## START COLLECTED MATERIAL

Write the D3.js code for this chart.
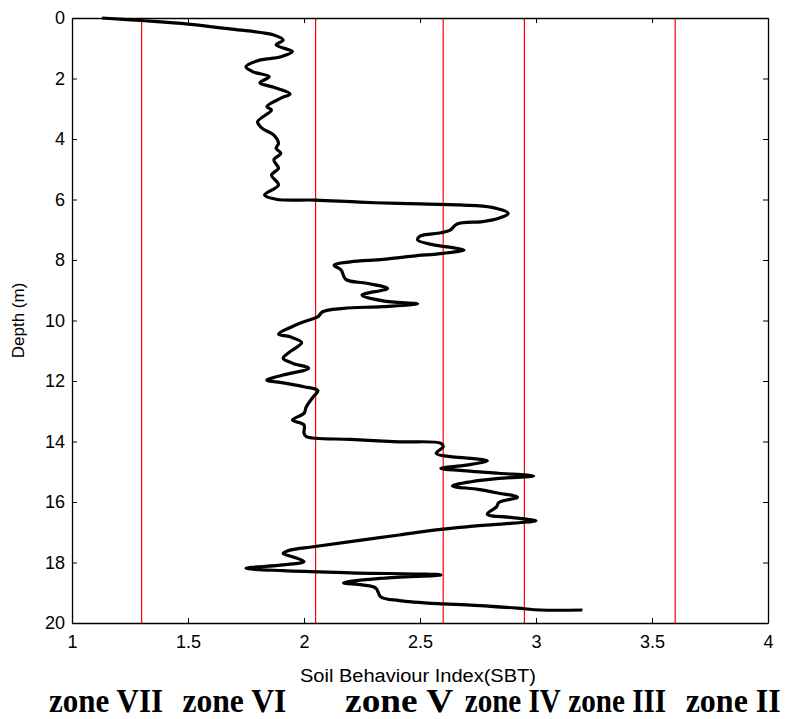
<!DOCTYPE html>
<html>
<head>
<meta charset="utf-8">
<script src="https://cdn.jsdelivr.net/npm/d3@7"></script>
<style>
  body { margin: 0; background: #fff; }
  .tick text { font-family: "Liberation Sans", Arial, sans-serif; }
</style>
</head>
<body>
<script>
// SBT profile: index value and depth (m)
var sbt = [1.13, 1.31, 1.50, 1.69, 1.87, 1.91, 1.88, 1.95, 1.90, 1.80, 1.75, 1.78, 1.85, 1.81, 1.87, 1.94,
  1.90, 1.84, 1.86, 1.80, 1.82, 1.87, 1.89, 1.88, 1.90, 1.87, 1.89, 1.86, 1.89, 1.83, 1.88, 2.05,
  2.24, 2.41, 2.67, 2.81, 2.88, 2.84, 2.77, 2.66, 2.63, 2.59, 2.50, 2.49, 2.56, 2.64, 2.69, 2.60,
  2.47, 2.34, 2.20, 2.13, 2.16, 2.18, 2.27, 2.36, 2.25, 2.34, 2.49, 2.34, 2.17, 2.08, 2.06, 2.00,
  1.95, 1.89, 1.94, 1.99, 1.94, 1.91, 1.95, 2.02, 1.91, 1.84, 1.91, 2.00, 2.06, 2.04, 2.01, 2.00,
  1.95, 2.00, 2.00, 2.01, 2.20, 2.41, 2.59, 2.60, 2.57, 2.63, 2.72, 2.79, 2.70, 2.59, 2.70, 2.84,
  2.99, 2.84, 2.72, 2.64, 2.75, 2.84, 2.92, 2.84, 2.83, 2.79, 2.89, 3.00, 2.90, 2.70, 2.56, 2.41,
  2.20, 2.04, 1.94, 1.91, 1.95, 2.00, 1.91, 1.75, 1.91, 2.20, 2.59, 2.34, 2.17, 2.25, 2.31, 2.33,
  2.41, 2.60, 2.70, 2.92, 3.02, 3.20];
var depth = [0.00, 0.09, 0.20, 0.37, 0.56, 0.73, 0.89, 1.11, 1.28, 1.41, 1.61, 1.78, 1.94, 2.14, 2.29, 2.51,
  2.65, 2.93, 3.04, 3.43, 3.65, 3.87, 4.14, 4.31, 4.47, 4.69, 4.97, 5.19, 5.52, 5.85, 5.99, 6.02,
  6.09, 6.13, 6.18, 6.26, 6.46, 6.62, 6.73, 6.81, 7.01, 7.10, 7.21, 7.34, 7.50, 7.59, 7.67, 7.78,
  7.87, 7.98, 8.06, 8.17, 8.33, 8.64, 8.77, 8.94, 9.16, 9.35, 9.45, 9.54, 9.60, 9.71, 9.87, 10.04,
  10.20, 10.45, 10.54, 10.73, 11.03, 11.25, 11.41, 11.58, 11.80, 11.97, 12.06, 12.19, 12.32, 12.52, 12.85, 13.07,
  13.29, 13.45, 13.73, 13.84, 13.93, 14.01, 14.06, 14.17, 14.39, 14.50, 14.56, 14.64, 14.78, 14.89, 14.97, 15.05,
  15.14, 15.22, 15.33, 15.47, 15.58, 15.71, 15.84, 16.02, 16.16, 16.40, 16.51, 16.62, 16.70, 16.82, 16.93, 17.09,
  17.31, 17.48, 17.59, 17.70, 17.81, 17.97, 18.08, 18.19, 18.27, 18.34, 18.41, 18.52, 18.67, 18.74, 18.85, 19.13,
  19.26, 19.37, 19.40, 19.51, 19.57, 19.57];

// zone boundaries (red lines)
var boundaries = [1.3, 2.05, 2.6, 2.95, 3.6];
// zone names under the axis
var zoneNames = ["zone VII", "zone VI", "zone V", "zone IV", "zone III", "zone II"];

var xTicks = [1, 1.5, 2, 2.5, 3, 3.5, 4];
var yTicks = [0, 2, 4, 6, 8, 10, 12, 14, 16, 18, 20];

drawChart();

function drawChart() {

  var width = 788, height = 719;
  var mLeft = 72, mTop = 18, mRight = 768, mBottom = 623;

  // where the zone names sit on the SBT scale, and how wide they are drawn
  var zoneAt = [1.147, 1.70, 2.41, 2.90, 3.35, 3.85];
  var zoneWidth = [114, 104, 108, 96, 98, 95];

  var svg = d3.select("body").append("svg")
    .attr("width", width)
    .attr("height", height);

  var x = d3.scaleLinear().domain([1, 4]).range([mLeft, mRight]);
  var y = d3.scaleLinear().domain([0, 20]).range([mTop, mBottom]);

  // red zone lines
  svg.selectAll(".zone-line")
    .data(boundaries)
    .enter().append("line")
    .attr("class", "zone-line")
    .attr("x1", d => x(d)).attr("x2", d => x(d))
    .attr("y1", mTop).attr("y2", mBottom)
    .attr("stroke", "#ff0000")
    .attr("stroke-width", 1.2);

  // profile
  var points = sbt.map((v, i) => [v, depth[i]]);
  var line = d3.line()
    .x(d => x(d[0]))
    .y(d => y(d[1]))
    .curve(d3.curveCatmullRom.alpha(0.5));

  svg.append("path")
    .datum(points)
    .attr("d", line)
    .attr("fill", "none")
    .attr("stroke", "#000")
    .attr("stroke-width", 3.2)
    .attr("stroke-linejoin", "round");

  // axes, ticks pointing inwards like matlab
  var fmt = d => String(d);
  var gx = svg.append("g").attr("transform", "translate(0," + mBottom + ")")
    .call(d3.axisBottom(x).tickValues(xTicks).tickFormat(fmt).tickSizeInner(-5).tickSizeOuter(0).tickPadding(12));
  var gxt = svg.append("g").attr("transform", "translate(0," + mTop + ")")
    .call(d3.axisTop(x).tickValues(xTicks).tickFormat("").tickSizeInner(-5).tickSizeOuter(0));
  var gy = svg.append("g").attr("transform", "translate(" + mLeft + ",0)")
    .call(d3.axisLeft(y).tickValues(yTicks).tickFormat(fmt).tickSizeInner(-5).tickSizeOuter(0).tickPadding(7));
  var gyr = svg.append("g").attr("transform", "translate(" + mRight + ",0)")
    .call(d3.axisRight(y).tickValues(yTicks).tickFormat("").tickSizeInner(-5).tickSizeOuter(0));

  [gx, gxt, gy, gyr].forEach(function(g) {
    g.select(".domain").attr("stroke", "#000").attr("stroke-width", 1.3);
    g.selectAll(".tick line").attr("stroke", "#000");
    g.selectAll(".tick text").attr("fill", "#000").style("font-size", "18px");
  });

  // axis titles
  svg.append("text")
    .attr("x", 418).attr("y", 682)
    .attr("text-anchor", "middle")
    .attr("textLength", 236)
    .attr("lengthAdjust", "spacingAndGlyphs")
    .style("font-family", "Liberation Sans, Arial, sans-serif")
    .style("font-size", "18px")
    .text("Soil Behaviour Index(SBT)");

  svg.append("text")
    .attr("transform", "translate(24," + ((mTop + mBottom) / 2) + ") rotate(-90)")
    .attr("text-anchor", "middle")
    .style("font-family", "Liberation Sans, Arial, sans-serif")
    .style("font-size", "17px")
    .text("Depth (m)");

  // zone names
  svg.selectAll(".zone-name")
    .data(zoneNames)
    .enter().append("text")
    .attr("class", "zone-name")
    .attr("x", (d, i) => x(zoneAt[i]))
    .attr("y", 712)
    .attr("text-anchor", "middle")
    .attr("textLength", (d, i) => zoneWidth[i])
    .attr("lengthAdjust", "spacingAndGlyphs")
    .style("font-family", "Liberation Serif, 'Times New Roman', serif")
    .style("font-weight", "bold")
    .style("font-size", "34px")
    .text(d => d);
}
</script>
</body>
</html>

## END COLLECTED MATERIAL

WORK INSTRUCTIONS ->
The material above holds pictures; copy everything else in it exactly.

SOLUTION FOR THIS TASK ->
Write the D3.js code for this chart.
<!DOCTYPE html>
<html>
<head>
<meta charset="utf-8">
<script src="https://cdn.jsdelivr.net/npm/d3@7"></script>
<style>
  body { margin: 0; background: #fff; }
  .tick text { font-family: "Liberation Sans", Arial, sans-serif; }
</style>
</head>
<body>
<script>
// SBT profile: index value and depth (m)
var sbt = [1.13, 1.31, 1.50, 1.69, 1.87, 1.91, 1.88, 1.95, 1.90, 1.80, 1.75, 1.78, 1.85, 1.81, 1.87, 1.94,
  1.90, 1.84, 1.86, 1.80, 1.82, 1.87, 1.89, 1.88, 1.90, 1.87, 1.89, 1.86, 1.89, 1.83, 1.88, 2.05,
  2.24, 2.41, 2.67, 2.81, 2.88, 2.84, 2.77, 2.66, 2.63, 2.59, 2.50, 2.49, 2.56, 2.64, 2.69, 2.60,
  2.47, 2.34, 2.20, 2.13, 2.16, 2.18, 2.27, 2.36, 2.25, 2.34, 2.49, 2.34, 2.17, 2.08, 2.06, 2.00,
  1.95, 1.89, 1.94, 1.99, 1.94, 1.91, 1.95, 2.02, 1.91, 1.84, 1.91, 2.00, 2.06, 2.04, 2.01, 2.00,
  1.95, 2.00, 2.00, 2.01, 2.20, 2.41, 2.59, 2.60, 2.57, 2.63, 2.72, 2.79, 2.70, 2.59, 2.70, 2.84,
  2.99, 2.84, 2.72, 2.64, 2.75, 2.84, 2.92, 2.84, 2.83, 2.79, 2.89, 3.00, 2.90, 2.70, 2.56, 2.41,
  2.20, 2.04, 1.94, 1.91, 1.95, 2.00, 1.91, 1.75, 1.91, 2.20, 2.59, 2.34, 2.17, 2.25, 2.31, 2.33,
  2.41, 2.60, 2.70, 2.92, 3.02, 3.20];
var depth = [0.00, 0.09, 0.20, 0.37, 0.56, 0.73, 0.89, 1.11, 1.28, 1.41, 1.61, 1.78, 1.94, 2.14, 2.29, 2.51,
  2.65, 2.93, 3.04, 3.43, 3.65, 3.87, 4.14, 4.31, 4.47, 4.69, 4.97, 5.19, 5.52, 5.85, 5.99, 6.02,
  6.09, 6.13, 6.18, 6.26, 6.46, 6.62, 6.73, 6.81, 7.01, 7.10, 7.21, 7.34, 7.50, 7.59, 7.67, 7.78,
  7.87, 7.98, 8.06, 8.17, 8.33, 8.64, 8.77, 8.94, 9.16, 9.35, 9.45, 9.54, 9.60, 9.71, 9.87, 10.04,
  10.20, 10.45, 10.54, 10.73, 11.03, 11.25, 11.41, 11.58, 11.80, 11.97, 12.06, 12.19, 12.32, 12.52, 12.85, 13.07,
  13.29, 13.45, 13.73, 13.84, 13.93, 14.01, 14.06, 14.17, 14.39, 14.50, 14.56, 14.64, 14.78, 14.89, 14.97, 15.05,
  15.14, 15.22, 15.33, 15.47, 15.58, 15.71, 15.84, 16.02, 16.16, 16.40, 16.51, 16.62, 16.70, 16.82, 16.93, 17.09,
  17.31, 17.48, 17.59, 17.70, 17.81, 17.97, 18.08, 18.19, 18.27, 18.34, 18.41, 18.52, 18.67, 18.74, 18.85, 19.13,
  19.26, 19.37, 19.40, 19.51, 19.57, 19.57];

// zone boundaries (red lines)
var boundaries = [1.3, 2.05, 2.6, 2.95, 3.6];
// zone names under the axis
var zoneNames = ["zone VII", "zone VI", "zone V", "zone IV", "zone III", "zone II"];

var xTicks = [1, 1.5, 2, 2.5, 3, 3.5, 4];
var yTicks = [0, 2, 4, 6, 8, 10, 12, 14, 16, 18, 20];

drawChart();

function drawChart() {

  var width = 788, height = 719;
  var mLeft = 72, mTop = 18, mRight = 768, mBottom = 623;

  // where the zone names sit on the SBT scale, and how wide they are drawn
  var zoneAt = [1.147, 1.70, 2.41, 2.90, 3.35, 3.85];
  var zoneWidth = [114, 104, 108, 96, 98, 95];

  var svg = d3.select("body").append("svg")
    .attr("width", width)
    .attr("height", height);

  var x = d3.scaleLinear().domain([1, 4]).range([mLeft, mRight]);
  var y = d3.scaleLinear().domain([0, 20]).range([mTop, mBottom]);

  // red zone lines
  svg.selectAll(".zone-line")
    .data(boundaries)
    .enter().append("line")
    .attr("class", "zone-line")
    .attr("x1", d => x(d)).attr("x2", d => x(d))
    .attr("y1", mTop).attr("y2", mBottom)
    .attr("stroke", "#ff0000")
    .attr("stroke-width", 1.2);

  // profile
  var points = sbt.map((v, i) => [v, depth[i]]);
  var line = d3.line()
    .x(d => x(d[0]))
    .y(d => y(d[1]))
    .curve(d3.curveCatmullRom.alpha(0.5));

  svg.append("path")
    .datum(points)
    .attr("d", line)
    .attr("fill", "none")
    .attr("stroke", "#000")
    .attr("stroke-width", 3.2)
    .attr("stroke-linejoin", "round");

  // axes, ticks pointing inwards like matlab
  var fmt = d => String(d);
  var gx = svg.append("g").attr("transform", "translate(0," + mBottom + ")")
    .call(d3.axisBottom(x).tickValues(xTicks).tickFormat(fmt).tickSizeInner(-5).tickSizeOuter(0).tickPadding(12));
  var gxt = svg.append("g").attr("transform", "translate(0," + mTop + ")")
    .call(d3.axisTop(x).tickValues(xTicks).tickFormat("").tickSizeInner(-5).tickSizeOuter(0));
  var gy = svg.append("g").attr("transform", "translate(" + mLeft + ",0)")
    .call(d3.axisLeft(y).tickValues(yTicks).tickFormat(fmt).tickSizeInner(-5).tickSizeOuter(0).tickPadding(7));
  var gyr = svg.append("g").attr("transform", "translate(" + mRight + ",0)")
    .call(d3.axisRight(y).tickValues(yTicks).tickFormat("").tickSizeInner(-5).tickSizeOuter(0));

  [gx, gxt, gy, gyr].forEach(function(g) {
    g.select(".domain").attr("stroke", "#000").attr("stroke-width", 1.3);
    g.selectAll(".tick line").attr("stroke", "#000");
    g.selectAll(".tick text").attr("fill", "#000").style("font-size", "18px");
  });

  // axis titles
  svg.append("text")
    .attr("x", 418).attr("y", 682)
    .attr("text-anchor", "middle")
    .attr("textLength", 236)
    .attr("lengthAdjust", "spacingAndGlyphs")
    .style("font-family", "Liberation Sans, Arial, sans-serif")
    .style("font-size", "18px")
    .text("Soil Behaviour Index(SBT)");

  svg.append("text")
    .attr("transform", "translate(24," + ((mTop + mBottom) / 2) + ") rotate(-90)")
    .attr("text-anchor", "middle")
    .style("font-family", "Liberation Sans, Arial, sans-serif")
    .style("font-size", "17px")
    .text("Depth (m)");

  // zone names
  svg.selectAll(".zone-name")
    .data(zoneNames)
    .enter().append("text")
    .attr("class", "zone-name")
    .attr("x", (d, i) => x(zoneAt[i]))
    .attr("y", 712)
    .attr("text-anchor", "middle")
    .attr("textLength", (d, i) => zoneWidth[i])
    .attr("lengthAdjust", "spacingAndGlyphs")
    .style("font-family", "Liberation Serif, 'Times New Roman', serif")
    .style("font-weight", "bold")
    .style("font-size", "34px")
    .text(d => d);
}
</script>
</body>
</html>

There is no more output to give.